The good old saying is ‘all work and no play makes Jack a dull boy’. We used to play cricket as part of the games parade in front of our camp, even though most of the Gorkha men were novice to the game as just 5 to 6 of them actually had played it earlier. At some distance there used to be another match being played by the boys from the villages. Unlike us they were good at it as they had been playing it since childhood. It continued the same way for the week and at times few individuals from either group would just visit and watch others playing till their teams were on the pitch. One fine day I walked up to the boys and asked them if they would like to play a match with our teams on the next Sunday. The decision was a result of many reasons. The first one being the love for the game. Apart from that it was a great opportunity to know the boys which otherwise was difficult due to the limited interaction with them. So the day was fixed and a match day was fixed. I selected a team amongst my men. It included few who were actually good at it and a few who had held the bat akin to any Gorkha Soldiers holding his personal weapon. But we weren’t going down without a fight. So, over the next few days before the match we made sure that everyone was learnt the basics of the game. We could see the boys from the villages preparing daily as well.

Finally, the day was here. The match was to begin at 1000 hours but the excitement could be measured by the fact that both the teams were present on the ground by 0900 hours and already practicing. There were elders and even a few ladies from all the villages, some of whom have decided to take a day off from taking their cattle to the jungle and some, to skip collecting firewood. There were others who had travelled from villages 5-10 km away with thermos in hands to enjoy the match with sips of ‘noon chai’.

The coin tossed in favour of the boys’ team and they decided to bat first. Both the teams moved to their respective dugouts to get ready for their part. The batsmen reached the pitch and the bowler at the start of his run up. At the signal from the umpire the first ball was bowled and it flew off to the boundary. The runs were being scored a good run rate and it was only in the 4th over we got the first wicket at a score of 45 runs. The men put in every bit of energy to stop every ball that moved towards the boundary as they weren’t aware of doing something without giving their 100%. The match continued and the score kept moving. The captain of the local boys’ team hit a half century and at the end of their innings the score was 108/4 in 10 overs.

After 10 minutes the match resumed and we were to chase a huge target.
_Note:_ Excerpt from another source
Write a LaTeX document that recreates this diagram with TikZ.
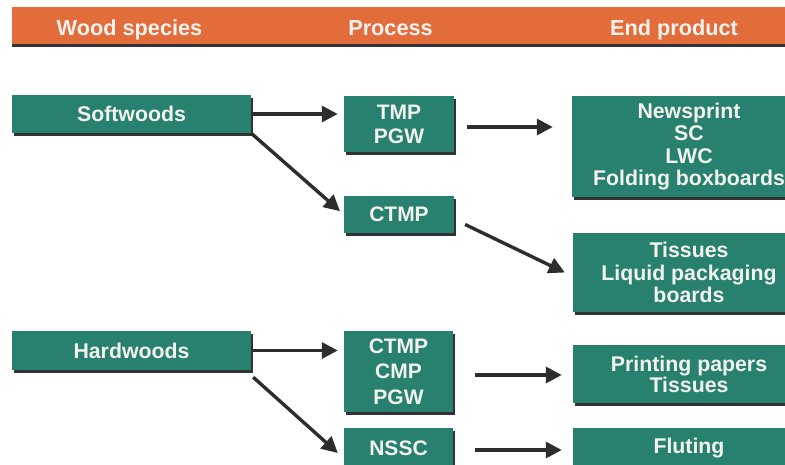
\documentclass[tikz,border=0pt]{standalone}
\usepackage{fontspec}
\setmainfont{Liberation Sans}
\usetikzlibrary{arrows.meta,shadows}
\definecolor{teal1}{RGB}{40,128,110}
\definecolor{orange1}{RGB}{226,108,58}
\definecolor{shadowgray}{RGB}{50,50,50}
\definecolor{txt}{RGB}{242,242,238}
\definecolor{arrowgray}{RGB}{45,45,45}
\begin{document}
\begin{tikzpicture}[x=1pt,y=-1pt,
  box/.style={fill=teal1, text=txt, inner sep=0pt, align=center,
    font=\fontsize{21.3}{22.5}\selectfont\bfseries,
    drop shadow={shadow xshift=2pt, shadow yshift=-2.5pt, fill=shadowgray, opacity=1}},
  headbar/.style={fill=orange1, inner sep=0pt, anchor=north west,
    drop shadow={shadow xshift=0pt, shadow yshift=-3pt, fill=shadowgray, opacity=1}},
  head/.style={text=txt, font=\fontsize{21.7}{24}\selectfont\bfseries, anchor=base, inner sep=0pt},
  arr/.style={draw=arrowgray, line width=3.4pt, -{Triangle[length=16pt,width=16pt]}}
]
\clip (0,0) rectangle (785,464);
% header
\node[headbar, minimum width=790pt, minimum height=37pt] (header) at (12,7) {};
\node[head] (h1) at (129.5,35) {Wood species};
\node[head] (h2) at (390.5,35) {Process};
\node[head] (h3) at (674,35) {End product};
% boxes
\node[box, minimum width=239pt, minimum height=38pt] (soft) at (131.5,114) {Softwoods};
\node[box, minimum width=110pt, minimum height=56pt, font=\fontsize{21}{24}\selectfont\bfseries] (tmp) at (399,124) {TMP\\PGW};
\node[box, minimum width=110pt, minimum height=37pt, font=\fontsize{21}{24}\selectfont\bfseries] (ctmp) at (399,214.5) {CTMP};
\node[box, minimum width=234pt, minimum height=101pt] (news) at (689,146.5) {Newsprint\\SC\\LWC\\Folding boxboards};
\node[box, minimum width=232pt, minimum height=79pt] (tiss) at (689,272.5) {Tissues\\Liquid packaging\\boards};
\node[box, minimum width=239pt, minimum height=39pt] (hard) at (131.5,350.5) {Hardwoods};
\node[box, minimum width=109pt, minimum height=81pt, font=\fontsize{21}{25.5}\selectfont\bfseries] (cmp) at (398.5,371.5) {CTMP\\CMP\\PGW};
\node[box, minimum width=109pt, minimum height=40pt, font=\fontsize{21}{24}\selectfont\bfseries] (nssc) at (398.5,448) {NSSC};
\node[box, minimum width=232pt, minimum height=58pt, font=\fontsize{21.3}{21}\selectfont\bfseries] (print) at (689,374) {Printing papers\\Tissues};
\node[box, minimum width=232pt, minimum height=40pt] (flut) at (689,448) {Fluting};
% arrow start points
\coordinate (s1) at ([shift={(13,3)}]tmp.east);
\coordinate (s2) at ([shift={(22,3.5)}]cmp.east);
\coordinate (s3) at ([shift={(22,2)}]nssc.east);
% arrows
\draw[arr, shorten >=6pt] (soft.east) -- (soft.east -| tmp.west);
\draw[arr, shorten >=5pt] (soft.south east) -- (ctmp.west);
\draw[arr, shorten >=19pt] (s1) -- (s1 -| news.west);
\draw[arr] ([shift={(11,10)}]ctmp.east) -- ([shift={(-8,0)}]tiss.west);
\draw[arr, shorten >=6pt] (hard.east) -- (hard.east -| cmp.west);
\draw[arr] ([shift={(2,7)}]hard.south east) -- ([shift={(-6,5)}]nssc.west);
\draw[arr, shorten >=11pt] (s2) -- (s2 -| print.west);
\draw[arr, shorten >=11pt] (s3) -- (s3 -| flut.west);
\end{tikzpicture}
\end{document}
Their bowlers got an early breakthrough. I went in as the next batsman. Me along with my partner tried to take the innings ahead and with a few good shots the score was 48/1 at the end of 5 overs. But the very next ball my partner was bowled out. In the next three overs we scored 35 runs. But in the 9th over we lost 2 successive wickets, including me and now we required 18 runs of the last over. We lost the match by 5 runs. I didn’t know how to react but as I looked around I saw everyone jumping and celebrating irrespective of who won the match. The local boys and our soldier were hugging and complimenting each other’s game. The match was lost but hearts won. We played as two different teams on the ground but the game made us a single team with a bond so strong never to be broken. That was the beginning of a tenure where I and my men were never allowed to feel away from home which followed with numerous great games of Cricket thereof. But that first match was always remembered as the best of them all and the game that connected hearts. As it is rightfully said that playground unites all.